> _COLLECTED DATA_:

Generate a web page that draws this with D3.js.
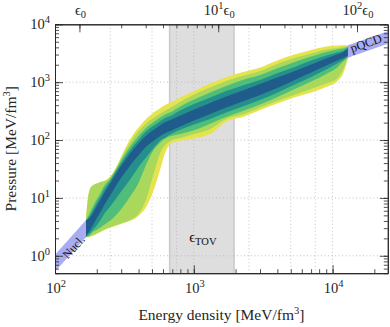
<!DOCTYPE html>
<html>
<head>
<meta charset="utf-8">
<script src="https://cdn.jsdelivr.net/npm/d3@7"></script>
<style>
body { margin: 0; background: #fff; }
svg { display: block; font-family: "Liberation Serif", "DejaVu Serif", serif; }
</style>
</head>
<body>
<div id="content"></div>
<script>
// energy density grid [MeV/fm^3] shared by all band edges
var epsGrid = [167, 173, 179, 188, 198, 211, 229, 249, 275, 309, 347, 397, 453, 509, 572, 631, 686, 797, 1005, 1311, 1710, 2305, 3006, 3987, 5286, 7011, 8993, 10790, 11920, 12960];

// pressure [MeV/fm^3], upper / lower edge of each credible band
var yellowHi = [4.08, 10.1, 14.4, 16.6, 17.6, 18.7, 19.8, 23.3, 33.3, 60.5, 102, 161, 230, 292, 356, 410, 449, 542, 707, 946, 1216, 1513, 1789, 2364, 3002, 3593, 4130, 4297, 4332, 4300];
var yellowLo = [2.11, 2.10, 2.13, 2.22, 2.36, 2.55, 2.82, 3.05, 3.30, 3.65, 4.03, 4.83, 6.90, 12.8, 30.8, 65.6, 88.4, 97.6, 106, 127, 208, 254, 329, 426, 542, 661, 823, 1024, 1409, 2700];
var limeHi = [4.08, 10.1, 14.4, 16.6, 17.6, 18.7, 19.8, 22.8, 32.7, 55.9, 90.2, 140, 192, 239, 286, 329, 364, 453, 610, 806, 1045, 1301, 1556, 2056, 2612, 3125, 3664, 3890, 4049, 4250];
var limeLo = [2.11, 2.13, 2.18, 2.26, 2.40, 2.60, 2.87, 3.11, 3.37, 3.72, 4.11, 5.22, 9.31, 24.2, 59.4, 85.0, 97.6, 108, 127, 154, 230, 281, 364, 471, 598, 760, 946, 1154, 1652, 2720];
var greenHi = [4.08, 4.83, 5.66, 7.19, 9.12, 11.8, 16.9, 21.1, 30.8, 50.6, 76.9, 115, 161, 200, 244, 281, 304, 378, 500, 661, 856, 1109, 1327, 1740, 2210, 2773, 3318, 3664, 3813, 4150];
var greenLo = [2.11, 2.15, 2.29, 2.60, 2.76, 3.05, 3.51, 4.03, 5.02, 7.04, 10.5, 17.6, 37.5, 65.6, 90.2, 108, 117, 127, 148, 192, 249, 323, 410, 548, 754, 1024, 1381, 1789, 2272, 2750];
var tealHi = [4.08, 4.45, 5.02, 6.25, 7.94, 10.3, 14.7, 19.5, 29.0, 44.9, 66.9, 99.6, 140, 174, 212, 244, 264, 323, 418, 542, 702, 891, 1087, 1426, 1810, 2364, 2885, 3252, 3452, 4000];
var tealLo = [2.11, 2.31, 2.45, 2.82, 3.24, 4.03, 5.54, 7.04, 9.69, 14.2, 20.6, 33.3, 50.6, 71.0, 97.6, 112, 127, 151, 185, 230, 298, 386, 490, 656, 902, 1225, 1652, 2098, 2413, 2800];
var blueHi = [4.08, 4.28, 4.64, 5.54, 6.90, 8.94, 12.8, 17.6, 26.2, 39.8, 58.2, 86.6, 119, 148, 181, 208, 225, 264, 336, 435, 564, 730, 927, 1201, 1544, 2016, 2561, 3002, 3318, 3800];
var blueLo = [2.11, 2.45, 2.76, 3.44, 4.28, 5.54, 7.94, 10.9, 16.3, 24.7, 36.1, 53.7, 76.9, 95.7, 117, 134, 145, 171, 217, 281, 364, 471, 598, 791, 1079, 1466, 1938, 2364, 2612, 2900];

// nuclear theory and pQCD limits
var nuclEps = [100, 167];
var nuclLo = [0.535, 2.1];
var nuclHi = [1.04, 4.1];
var pqcdEps = [12900, 25000];
var pqcdLo = [2640, 4600];
var pqcdHi = [4350, 7600];

var eps0 = 150;
var tovRange = [670, 1950];
var xGrid = [250, 500, 750, 1000, 2500, 5000, 7500, 10000];
var yGrid = [1, 10, 100, 1000];
var xMajor = [100, 1000, 10000];
var yMajor = [1, 10, 100, 1000, 10000];
var topMajor = [1, 10, 100];

var width = 390, height = 327;
var padL = 55, padR = 387.8, padT = 24.3, padB = 273.2;
var ink = "#262626";

var x = d3.scaleLog().domain([100, 25000]).range([padL, padR]);
var y = d3.scaleLog().domain([0.5, 10000]).range([padB, padT]);

var svg = d3.select("#content").append("svg")
	.attr("width", width).attr("height", height);

svg.append("clipPath").attr("id", "plotClip")
	.append("rect").attr("x", padL).attr("y", padT)
	.attr("width", padR - padL).attr("height", padB - padT);

var plot = svg.append("g").attr("clip-path", "url(#plotClip)");

// TOV region
plot.append("rect")
	.attr("x", x(tovRange[0])).attr("y", padT)
	.attr("width", x(tovRange[1]) - x(tovRange[0])).attr("height", padB - padT)
	.attr("fill", "#dedede");
plot.selectAll("line.tov").data(tovRange).enter()
	.append("line").attr("class", "tov")
	.attr("x1", function (d) { return x(d); }).attr("x2", function (d) { return x(d); })
	.attr("y1", padT).attr("y2", padB)
	.attr("stroke", "#c9c9c9").attr("stroke-width", 1.5);

// dotted grid
plot.selectAll("line.gx").data(xGrid).enter()
	.append("line").attr("class", "gx")
	.attr("x1", function (d) { return x(d); }).attr("x2", function (d) { return x(d); })
	.attr("y1", padT).attr("y2", padB);
plot.selectAll("line.gy").data(yGrid).enter()
	.append("line").attr("class", "gy")
	.attr("x1", padL).attr("x2", padR)
	.attr("y1", function (d) { return y(d); }).attr("y2", function (d) { return y(d); });
plot.selectAll("line.gx, line.gy")
	.attr("stroke", "#b4b4b4").attr("stroke-width", 0.8)
	.attr("stroke-dasharray", "1,2.5");

var area = d3.area()
	.x(function (d) { return x(d[0]); })
	.y0(function (d) { return y(d[1]); })
	.y1(function (d) { return y(d[2]); })
	.curve(d3.curveMonotoneX);

var rows = function (xs, lo, hi) {
	return xs.map(function (e, i) { return [e, lo[i], hi[i]]; });
};

var bands = [
	{ lo: yellowLo, hi: yellowHi, color: "#e6e44e" },
	{ lo: limeLo, hi: limeHi, color: "#a9d85c" },
	{ lo: greenLo, hi: greenHi, color: "#4fbe7a" },
	{ lo: tealLo, hi: tealHi, color: "#25908b" },
	{ lo: blueLo, hi: blueHi, color: "#1f5b8b" }
];

plot.selectAll("path.band").data(bands).enter()
	.append("path").attr("class", "band")
	.attr("d", function (b) { return area(rows(epsGrid, b.lo, b.hi)); })
	.attr("fill", function (b) { return b.color; });

var limitArea = d3.area()
	.x(function (d) { return x(d[0]); })
	.y0(function (d) { return y(d[1]); })
	.y1(function (d) { return y(d[2]); });

plot.append("path").attr("d", limitArea(rows(nuclEps, nuclLo, nuclHi))).attr("fill", "#a9acf3");
plot.append("path").attr("d", limitArea(rows(pqcdEps, pqcdLo, pqcdHi))).attr("fill", "#a9acf3");

var angle = function (xs, ps) {
	var dx = x(xs[1]) - x(xs[0]);
	var dy = y(ps[1]) - y(ps[0]);
	return Math.atan2(dy, dx) * 180 / Math.PI;
};

svg.append("text")
	.attr("transform", "translate(" + x(136) + "," + y(1.42) + ") rotate(" + angle(nuclEps, nuclLo) + ")")
	.attr("text-anchor", "middle").attr("dy", "0.35em")
	.attr("font-size", 12).attr("fill", "#111")
	.text("Nucl.");

svg.append("text")
	.attr("transform", "translate(" + x(17400) + "," + y(4750) + ") rotate(" + angle(pqcdEps, pqcdLo) + ")")
	.attr("text-anchor", "middle").attr("dy", "0.35em")
	.attr("font-size", 12.5).attr("fill", "#111")
	.text("pQCD");

var tov = svg.append("text")
	.attr("x", (x(tovRange[0]) + x(tovRange[1])) / 2 + 1).attr("y", 241.5)
	.attr("text-anchor", "middle").attr("fill", "#111").attr("font-size", 14.5);
tov.append("tspan").text("\u03f5");
tov.append("tspan").attr("dy", 3.5).attr("font-size", 10.5).text("TOV");

// axes, ticks pointing inward
var styleAxis = function (g) {
	g.select(".domain").attr("stroke", ink).attr("stroke-width", 1);
	g.selectAll(".tick line").attr("stroke", ink).attr("stroke-width", 0.8);
	g.selectAll(".tick text").remove();
};

var topTicks = [];
[1, 10, 100].forEach(function (m) {
	for (var k = 1; k < 10; k++) {
		if (k * m * eps0 <= 25000) topTicks.push(k * m * eps0);
	}
});

var axes = [
	{ ax: d3.axisBottom(x), at: "translate(0," + padB + ")", minor: x.ticks(), major: xMajor },
	{ ax: d3.axisTop(x), at: "translate(0," + padT + ")", minor: topTicks, major: topMajor.map(function (m) { return m * eps0; }) },
	{ ax: d3.axisLeft(y), at: "translate(" + padL + ",0)", minor: y.ticks(), major: yMajor },
	{ ax: d3.axisRight(y), at: "translate(" + padR + ",0)", minor: y.ticks(), major: yMajor }
];

axes.forEach(function (a) {
	svg.append("g").attr("transform", a.at)
		.call(a.ax.tickValues(a.minor).tickSize(-4).tickSizeOuter(0).tickFormat(""))
		.call(styleAxis);
	svg.append("g").attr("transform", a.at)
		.call(a.ax.tickValues(a.major).tickSize(-8).tickSizeOuter(0).tickFormat(""))
		.call(styleAxis);
});

var power = function (t, exp) {
	t.append("tspan").text("10");
	t.append("tspan").attr("dy", -6).attr("font-size", 10.5).text(exp);
};

svg.selectAll("text.xl").data(xMajor).enter()
	.append("text").attr("class", "xl")
	.attr("x", function (d) { return x(d) + 1; }).attr("y", 293)
	.attr("text-anchor", "middle").attr("font-size", 14.5).attr("fill", ink)
	.each(function (d) { power(d3.select(this), Math.round(Math.log10(d))); });

svg.selectAll("text.yl").data(yMajor).enter()
	.append("text").attr("class", "yl")
	.attr("x", 50).attr("y", function (d) { return y(d) + 5; })
	.attr("text-anchor", "end").attr("font-size", 14.5).attr("fill", ink)
	.each(function (d) { power(d3.select(this), Math.round(Math.log10(d))); });

svg.selectAll("text.tl").data(topMajor).enter()
	.append("text").attr("class", "tl")
	.attr("x", function (d) { return x(d * eps0) + 1; }).attr("y", 15)
	.attr("text-anchor", "middle").attr("font-size", 14.5).attr("fill", ink)
	.each(function (d) {
		var t = d3.select(this);
		if (d > 1) {
			power(t, Math.round(Math.log10(d)));
			t.append("tspan").attr("dy", 6).attr("font-size", 14.5).text("\u03f5");
		}
		else {
			t.append("tspan").text("\u03f5");
		}
		t.append("tspan").attr("dy", 3).attr("font-size", 10.5).text("0");
	});

var unitLabel = function (t, name) {
	t.append("tspan").text(name + " [MeV/fm");
	t.append("tspan").attr("dy", -6).attr("font-size", 10.5).text("3");
	t.append("tspan").attr("dy", 6).text("]");
};

svg.append("text")
	.attr("x", (padL + padR) / 2).attr("y", 320)
	.attr("text-anchor", "middle").attr("font-size", 15.5).attr("fill", ink)
	.call(unitLabel, "Energy density");

svg.append("text")
	.attr("transform", "translate(16," + (padT + padB) / 2 + ") rotate(-90)")
	.attr("text-anchor", "middle").attr("font-size", 15.5).attr("fill", ink)
	.call(unitLabel, "Pressure");
</script>
</body>
</html>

> _EXERCISE DETAILS_:
Return, unchanged, the lines from the first line of the material through the line that holds "10790, 11920, 12960];", inclusive, omitting pictures.

> _RESULT_:
Generate a web page that draws this with D3.js.
<!DOCTYPE html>
<html>
<head>
<meta charset="utf-8">
<script src="https://cdn.jsdelivr.net/npm/d3@7"></script>
<style>
body { margin: 0; background: #fff; }
svg { display: block; font-family: "Liberation Serif", "DejaVu Serif", serif; }
</style>
</head>
<body>
<div id="content"></div>
<script>
// energy density grid [MeV/fm^3] shared by all band edges
var epsGrid = [167, 173, 179, 188, 198, 211, 229, 249, 275, 309, 347, 397, 453, 509, 572, 631, 686, 797, 1005, 1311, 1710, 2305, 3006, 3987, 5286, 7011, 8993, 10790, 11920, 12960];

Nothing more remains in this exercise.